Wash all fabrics (clothes, linens, curtains, soft furniture covers) on the highest heat setting they tolerate before packing, then seal them in plastic bags until they're inside the new home. Inspect upholstered furniture carefully before loading the moving truck — bed bugs hide in seams, frames, and undersides. Use mattress encasements designed to trap bed bugs on existing mattresses before transport, and consider replacing mattresses that have shown any signs of bed bug activity rather than risking transferring them to the new home.
What outdoor areas matter most for pest prevention?
The five-to-ten-foot perimeter around the house matters most. Branches and shrubs touching the structure provide highways for ants, spiders, and rodents directly into the building. Leaf piles, woodpiles, and standing trash bins create harborage. Standing water — clogged gutters, low spots in the yard, neglected birdbaths — breeds mosquitoes within a week. Keeping that perimeter clean, dry, and clear of contact with the building blocks the most common entry routes.

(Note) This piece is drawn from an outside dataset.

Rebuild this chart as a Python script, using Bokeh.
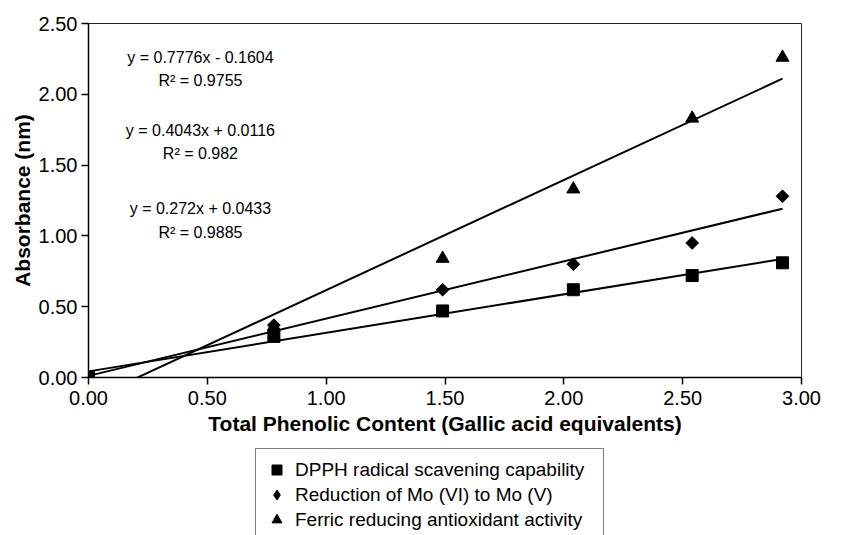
import numpy as np
from bokeh.plotting import figure
from bokeh.layouts import column
from bokeh.models import Legend, LegendItem, FixedTicker, NumeralTickFormatter
from bokeh.core.properties import value
from bokeh.embed import file_html
from bokeh.resources import INLINE

# ---- data ----
phenolic = [0.00, 0.78, 1.49, 2.04, 2.54, 2.92]
dpph = [0.00, 0.29, 0.47, 0.62, 0.72, 0.81]
mo_reduction = [0.00, 0.37, 0.62, 0.80, 0.95, 1.28]
ferric = [0.00, 0.36, 0.84, 1.33, 1.83, 2.26]

series_names = ["DPPH radical scavening capability",
                "Reduction of Mo (VI) to Mo (V)",
                "Ferric reducing antioxidant activity"]

# trendline coefficients (ferric, mo, dpph)
trend_slopes = [0.7776, 0.4043, 0.272]
trend_intercepts = [-0.1604, 0.0116, 0.0433]
trend_eqs = ["y = 0.7776x - 0.1604", "y = 0.4043x + 0.0116", "y = 0.272x + 0.0433"]
trend_r2 = ["R\u00b2 = 0.9755", "R\u00b2 = 0.982", "R\u00b2 = 0.9885"]

x_ticks = [0.0, 0.5, 1.0, 1.5, 2.0, 2.5, 3.0]
y_ticks = [0.0, 0.5, 1.0, 1.5, 2.0, 2.5]

FONT = "Liberation Sans"

p = figure(width=853, height=445, x_range=(0, 3), y_range=(0, 2.5),
           output_backend="svg", toolbar_location=None,
           min_border_left=88, min_border_right=52,
           min_border_top=23, min_border_bottom=68)
p.background_fill_color = "white"
p.border_fill_color = "white"
p.outline_line_color = "#222222"
p.outline_line_width = 1
p.xgrid.visible = False
p.ygrid.visible = False

# trendlines
for s, b in zip(trend_slopes, trend_intercepts):
    xs = np.array([min(phenolic), max(phenolic)])
    p.line(xs, s * xs + b, line_color="black", line_width=2)

p.scatter(phenolic, dpph, marker="square", size=12, color="black")
p.scatter(phenolic, mo_reduction, marker="square", angle=np.pi / 4,
          size=9, color="black")
p.scatter(phenolic, ferric, marker="triangle", size=13, color="black")

# equation texts
eq_x = 0.471
eq_y = [2.26, 1.745, 1.19]
r2_y = [2.10, 1.58, 1.025]
p.text(x=[eq_x] * 3, y=eq_y, text=trend_eqs, text_font=value(FONT),
       text_font_size="16px", text_align="center", text_baseline="middle",
       text_color="black")
p.text(x=[eq_x] * 3, y=r2_y, text=trend_r2, text_font=value(FONT),
       text_font_size="16px", text_align="center", text_baseline="middle",
       text_color="black")

# axes
for ax in (p.xaxis[0], p.yaxis[0]):
    ax.axis_line_color = "black"
    ax.axis_line_width = 1.5
    ax.major_tick_line_color = "black"
    ax.major_tick_line_width = 1.5
    ax.major_tick_in = 0
    ax.major_tick_out = 7
    ax.minor_tick_line_color = None
    ax.formatter = NumeralTickFormatter(format="0.00")
    ax.major_label_text_font = FONT
    ax.major_label_text_font_size = "20px"
    ax.major_label_text_color = "black"
    ax.axis_label_text_font = FONT
    ax.axis_label_text_font_size = "21px"
    ax.axis_label_text_font_style = "bold"
    ax.axis_label_text_color = "black"

p.xaxis.ticker = FixedTicker(ticks=x_ticks)
p.yaxis.ticker = FixedTicker(ticks=y_ticks)
p.xaxis.axis_label = "Total Phenolic Content (Gallic acid equivalents)"
p.yaxis.axis_label = "Absorbance (nm)"
p.xaxis.major_label_standoff = 6
p.xaxis.axis_label_standoff = 4
p.yaxis.major_label_standoff = 4
p.yaxis.axis_label_standoff = 2

# ---- legend strip below the chart (its ranges keep the key renderers' points out of view) ----
p2 = figure(width=853, height=90, x_range=(100, 101), y_range=(100, 101),
            output_backend="svg", toolbar_location=None,
            min_border_left=0, min_border_right=0,
            min_border_top=0, min_border_bottom=0)
p2.axis.visible = False
p2.xgrid.visible = False
p2.ygrid.visible = False
p2.outline_line_color = None
p2.background_fill_color = "white"
p2.border_fill_color = "white"

l_sq = p2.scatter(phenolic, dpph, marker="square", size=12, color="black")
l_dm = p2.scatter(phenolic, mo_reduction, marker="diamond", size=14, color="black")
l_tr = p2.scatter(phenolic, ferric, marker="triangle", size=13, color="black")

legend = Legend(items=[LegendItem(label=series_names[0], renderers=[l_sq]),
                       LegendItem(label=series_names[1], renderers=[l_dm]),
                       LegendItem(label=series_names[2], renderers=[l_tr])],
                location=(167, -6))
legend.label_text_font = FONT
legend.label_text_font_size = "19px"
legend.label_text_color = "black"
legend.border_line_color = "black"
legend.border_line_width = 1
legend.background_fill_color = "white"
legend.background_fill_alpha = 1
legend.padding = 8
legend.spacing = 0
legend.glyph_width = 25
legend.glyph_height = 25
legend.label_height = 25
legend.label_width = 300
legend.label_standoff = 6
legend.margin = 0
p2.add_layout(legend)

layout = column(p, p2, spacing=0)
open("out.html", "w").write(file_html(layout, INLINE))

How quickly should I act if I see a pest after moving in?
Immediately. One ant rarely means one ant; one mouse rarely means one mouse. Pest populations grow geometrically once they've established access to food and shelter, and the cost of treatment scales with the population size and the area affected. A single bed bug sighting warrants immediate room-by-room inspection. A single mouse warrants tracking down the entry point and setting traps that day. The cost of acting on the first sighting is almost always lower than the cost of waiting a week or two to see if the problem worsens.
Are termites really worth worrying about in a new home?
Yes, especially in regions where subterranean termites are active and in any home with wood elements close to the soil. Termite damage is among the most expensive pest-related repairs because it compromises structural framing, and the damage often progresses for years before homeowners notice. A termite inspection during the buying process is standard for a reason. For rentals, learn whether the building has had termite treatment history and whether routine inspections are part of the property management.
Will keeping a clean house actually prevent pests?
It dramatically reduces the appeal of your home to most pests but doesn't make you immune. Roaches, ants, and rodents are attracted to food residues and water sources — keeping floors, counters, and food storage clean removes the main draw. But termites don't care about kitchen cleanliness; they're after the structure itself. Bed bugs hitchhike on used furniture and luggage regardless of housekeeping. Combine cleanliness with structural sealing and routine inspection for the strongest protection.